In manipulation tasks, the RL agent must deal with several contacts and, in dynamic manipulation, also with intentional impacts. In this setting, the combined agent-environment dynamics is highly nonlinear, actually nonsmooth due to the presence of dry friction and switching contacts. It is still unclear how to best design RL agents to cope with these nonsmooth conditions and how to ensure they are robust to small environment changes and perception errors.

Existing Methods

On the one hand, some methods, such as *adversarial training*, have managed to increase the robustness of RL agents to small changes in the environment. On the other hand, via model-based impact-aware robot control, it is possible to mitigate the effect of uncertainties in contact location by switching at contact time between overlapping policies [4] that are in accordance with the underlying impact dynamics. The attached figure illustrate the application of this technique on one of the robot setups of the TU/e.

Goal

Considering the current challenges and efforts of the robotics community in this direction [5], in this project, we investigate how to train RL agents for contact-rich and impact-aware tasks, such as grasping [2]. One interesting starting point could be understanding how to merge the reference spreading approach [6] with classical policy gradient methods [3].

Main Tasks

Perform literature review on the topic (both in the reinforcement learning and robot control literature)
select example scenarios.
Develop new impact-aware reinforcement learning theory.
Perform numerical simulation (own implementation and/or open source software, depending on the complexity of the selected scenarios) to demonstrate the newly develop approach(es).

Prerequisites

Appropriate background probability theory, mechanics, machine learning and and strong interest in developing it further in the context of robotics.
Suitable programming experience (Python, MATLAB, C/C++, ...), potentially also with ML frameworks (e.g.,PyTorch, TensorFlow, ...).

Supervision Team

Daily supervisor	Bram Grooten
External supervisor	Alessandro Saccon from the Mechanical Engineering Department

References

J. Kober, J. A. Bagnell, and J. Peters. Reinforcement learning in robotics: A survey. Int. J. Robotics Res., 32(11):1238–1274, 2013.
Luo, Z., Cao, J., Christen, S., Winkler, A., Kitani, K., and Xu, W. (2024). Grasping diverse objects with simulated humanoids. 2407.11385.
J. Peters and S. Schaal.

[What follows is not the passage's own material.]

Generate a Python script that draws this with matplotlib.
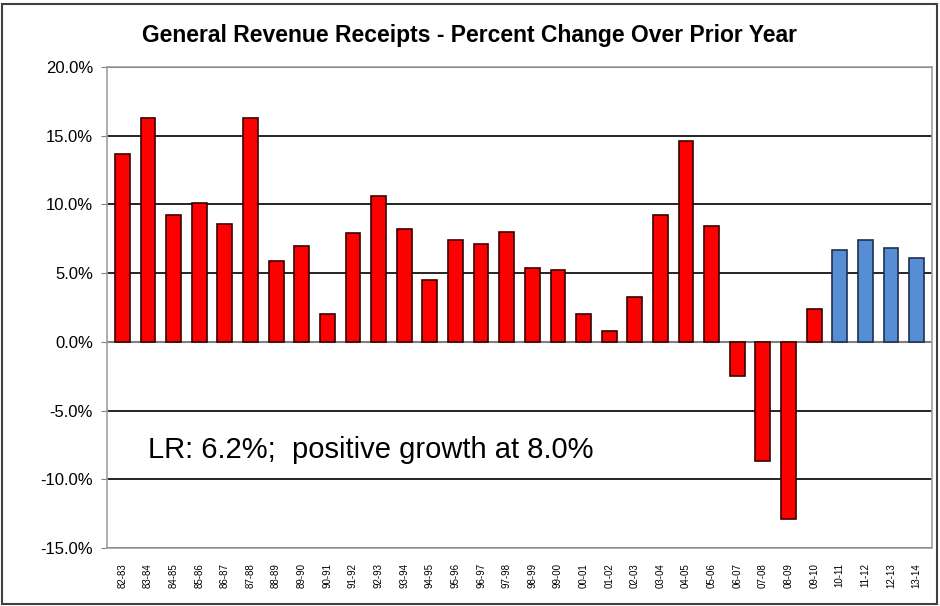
import numpy as np
import matplotlib.pyplot as plt
from matplotlib.patches import Rectangle
from matplotlib.ticker import FuncFormatter

# fiscal years and percent change values
years = ['82-83', '83-84', '84-85', '85-86', '86-87', '87-88', '88-89', '89-90',
         '90-91', '91-92', '92-93', '93-94', '94-95', '95-96', '96-97', '97-98',
         '98-99', '99-00', '00-01', '01-02', '02-03', '03-04', '04-05', '05-06',
         '06-07', '07-08', '08-09', '09-10', '10-11', '11-12', '12-13', '13-14']
pct_change = [13.7, 16.3, 9.2, 10.1, 8.6, 16.3, 5.9, 7.0,
              2.0, 7.9, 10.6, 8.2, 4.5, 7.4, 7.1, 8.0,
              5.4, 5.2, 2.0, 0.8, 3.3, 9.2, 14.6, 8.4,
              -2.5, -8.7, -12.9, 2.4, 6.7, 7.4, 6.8, 6.1]
n_projected = 4  # last four years are estimates (blue)

fig = plt.figure(figsize=(9.4, 6.06), dpi=100)
ax = fig.add_axes([107 / 940, 58 / 606, 825 / 940, 481 / 606])

x = np.arange(len(years))
colors = ['#FF0000'] * (len(years) - n_projected) + ['#558ED5'] * n_projected
edges = ['#3A0000'] * (len(years) - n_projected) + ['#1F3050'] * n_projected
ax.bar(x, pct_change, width=0.58, color=colors, edgecolor=edges, linewidth=1.2, zorder=3)

ax.set_xlim(-0.6, len(years) - 0.4)
ax.set_ylim(-15, 20)
ax.set_yticks(np.arange(-15, 21, 5))
ax.yaxis.set_major_formatter(FuncFormatter(lambda v, p: f'{v:.1f}%'))
ax.grid(axis='y', color='black', linewidth=1.2, zorder=1)
ax.axhline(0, color='#808080', linewidth=1.5, zorder=2)

ax.set_xticks(x)
ax.set_xticklabels(years, rotation=90, fontsize=7, family='Liberation Sans')
ax.tick_params(axis='x', length=0, pad=11)
ax.tick_params(axis='y', length=4, color='#808080', labelsize=12, pad=6)
for lbl in ax.get_yticklabels():
    lbl.set_family('Liberation Sans')
for sp in ax.spines.values():
    sp.set_color('#A0A0A0')
    sp.set_linewidth(1.2)

fig.text(0.5, 0.942, 'General Revenue Receipts - Percent Change Over Prior Year',
         ha='center', va='center', fontsize=16.5, fontweight='bold',
         family='Liberation Sans')
ax.text(1.0, -7.9, 'LR: 6.2%;  positive growth at 8.0%', fontsize=21,
        va='center', ha='left', family='Liberation Sans')

# outer frame around the whole chart
fig.patches.append(Rectangle((0.002, 0.003), 0.995, 0.99, transform=fig.transFigure,
                             fill=False, edgecolor='#404040', linewidth=1.5))

fig.savefig('out.png', dpi=100)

Policy gradient methods for robotics. In International Conference on Intelligent Robots and Systems (IROS), pages 2219–2225. IEEE, 2006.
A. Saccon, N. van de Wouw, and H. Nijmeijer. Sensitivity analysis of hybrid systems with state jumps with application to trajectory tracking. In CDC, pages 3065–3070. IEEE, 2014.
H. J. Suh, M. Simchowitz, K. Zhang, and R. Tedrake. Do Differentiable Simulators Give Better Policy Gradients? In International Conference on Machine Learning, pages 162:20668–20696, 2022.
R. S. Sutton and A. G. Barto. Reinforcement Learning: An Introduction. MIT press, 2 edition, 2018.
J. van Steen, G. van den Brandt, N. van de Wouw, J. Kober, and A. Saccon. Quadratic programming-based reference spreading control for dual-arm robotic manipulation with planned simultaneous impacts. Transactions of Robotics, 2024.

Details

Supervisor: Bram Grooten
Secondary supervisor: Thiago Simão
External location: Mechanical Engineering Department